MacDonncha, however, is wary of electoralism becoming the objective rather than the means.

"Somebody asked to me recently what's next on the horizon and he immediately thought about the next election, and I think that we make a mistake if we slip into that way of thinking. We always have to think about the next election, but if we just get into a mode of being fixated with elections, we fall into a trap that all our opponents have fallen into - where it's just purely electoralism. We have to be focused on how we use the political strength that we have and how we deploy that. It's not political representation for its own sake, or for careers."


MARYLOU McDONALD


     
  Ever tried, ever failed. Try again and fail better.  
Maintaining the accountability and consonance of Sinn Féin's project in Leinster House, the Assembly and across the 32 Counties is the job of Marylou McDonald, the party's Political Oversight Manager.

McDonald succeeded in making a strong impact as Sinn Féin's candidate in Dublin Mid-West in the General Election this year and was a prominent member of the Irish National Congress before she joined the party.

The power of the 26-County political establishment cannot be underestimated, she says, especially for a party that takes its politics seriously.

"The bigger parties have that machinery around them, but a lot of it is about spin and what we're seeking to create throughout Leinster House and the institutions is about real politics," she says. "It's not about putting a block on things, but making a political advance. If you're to compare the resources that Sinn Féin has, as compared to the other parties we're dwarfed, despite the rhetoric in the papers saying Sinn Féin is the wealthiest party.

"For them, the priority is about selling a certain public image, rather than a political analysis. It's not only that our resource capabilities are different, we're approaching a different political project."

Her brief will entail travelling between Leinster House and Stormont, while also consulting broadly within Sinn Féin, ensuring that party policy is uniform and ideologically grounded.

"The brief is quite broad - it's about operating 32-County politics.

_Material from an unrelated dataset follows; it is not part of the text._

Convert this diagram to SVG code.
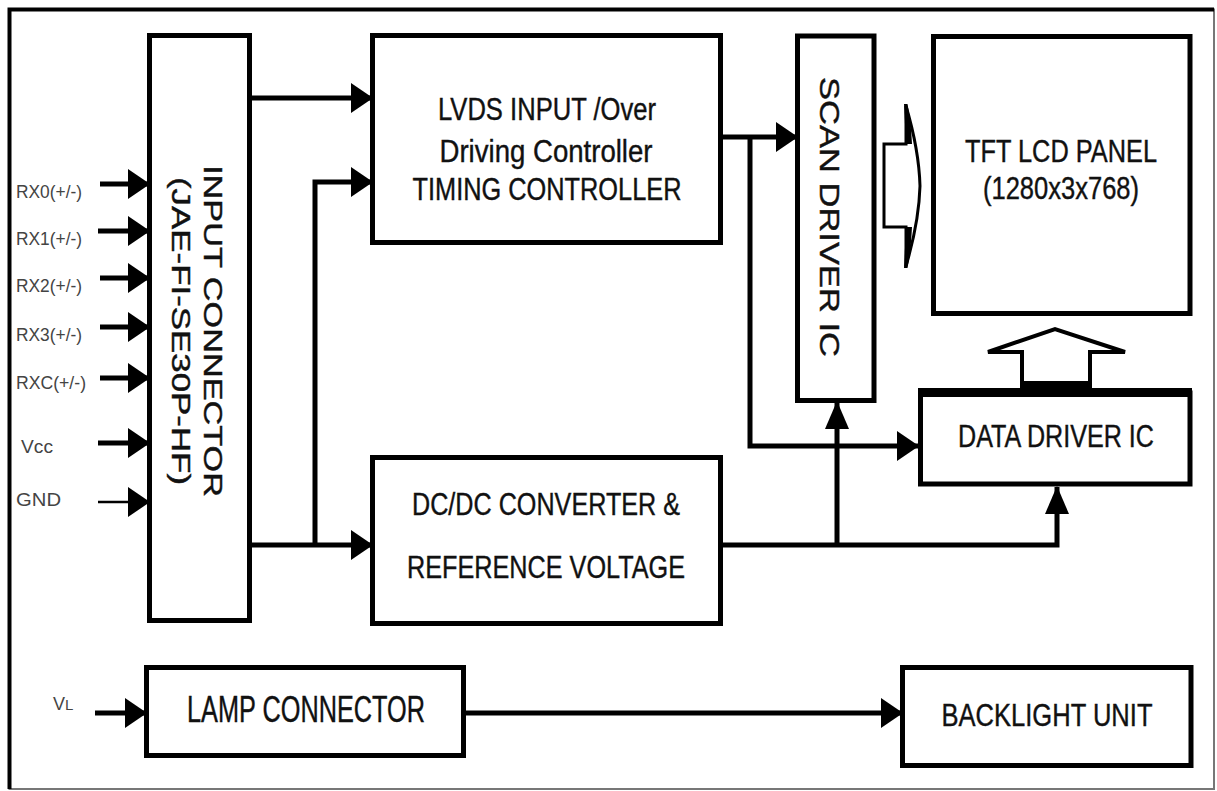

So, obviously, there's a need for the work and politics we're involved with in Stormont to integrate with the work and politics in Leinster House. But it also has implications in terms of each of our council groups, and the Cúigí, and so on throughout the organisation and resonating at the level of the grassroots. It's about really creating a situation where we're punching our political weight."

McDonald is currently working on a Doctorate in Human Resources, which she says helps in terms of getting structures to operate properly and ensuring that work is done in a cooperative way, "in a comradely way".

So does Sinn Féin need to do an audit of where it's at structurally?

"There is certainly an argument to that effect. At any stage, any organisation has to look at itself, constantly really, to evaluate firstly how you're resourcing your people how you're developing your people - how much room you're giving people to actually develop themselves, to develop their own politics and thereby develop the politics of the struggle."


ROBBIE SMYTH


Developing the politics of the struggle will be Robbie Smyth's main task. The new Research and Policy Development Manager of the Leinster House team, Sinn Féin's representative on Intertrade Ireland, general policy guru and Deputy Head of the Faculty of Journalism at Griffith College Dublin, Smyth also writes a weekly column for An Phoblacht (Robbie MacGabhann).

His job will be as an advisor to Louth TD Arthur Morgan, as well as undertaking the broader challenge of coordinating the other TDs and workers in terms of research and policy initiatives. He defines the Sinn Féin project in Leinster House thus:

"We want to use our time in Leinster House as a campaigning party, fostering a link that has never before existed between the community and the state - it's the opposite of clientelism. That's where our socialism and republicanism comes in.

"There's also the importance of the all-Ireland agenda. The all-Ireland economic argument has been won. We now need to win it on housing, health, transport, communications and education.

The 26 Counties, as the "most unequal society in Western Europe, according to a recent UN report, has a great array of issues on which we need to campaign," he says. The marginalisation of rural Ireland, he adds, "compounds that inequality further".

"The IMF, World Bank, the government, the Central Bank and the EU are taking decisions away from the people. The big picture for us, in its simplest form, is the Connolly Project - the reconquest of Ireland - democratising and investing at every level of society.

"Being a campaigning party - that's how we're not going to become institutionalised. We're going to bring the excluded and the dispossessed to Leinster House, whether in bringing up issues inside, or physically, in protests oustside the building."

But will the party become complacent and staid like all the rest, I ask?

Samuel Beckett's words, Smyth says, might suffice for an answer:

"Ever tried, ever failed. Try again and fail better."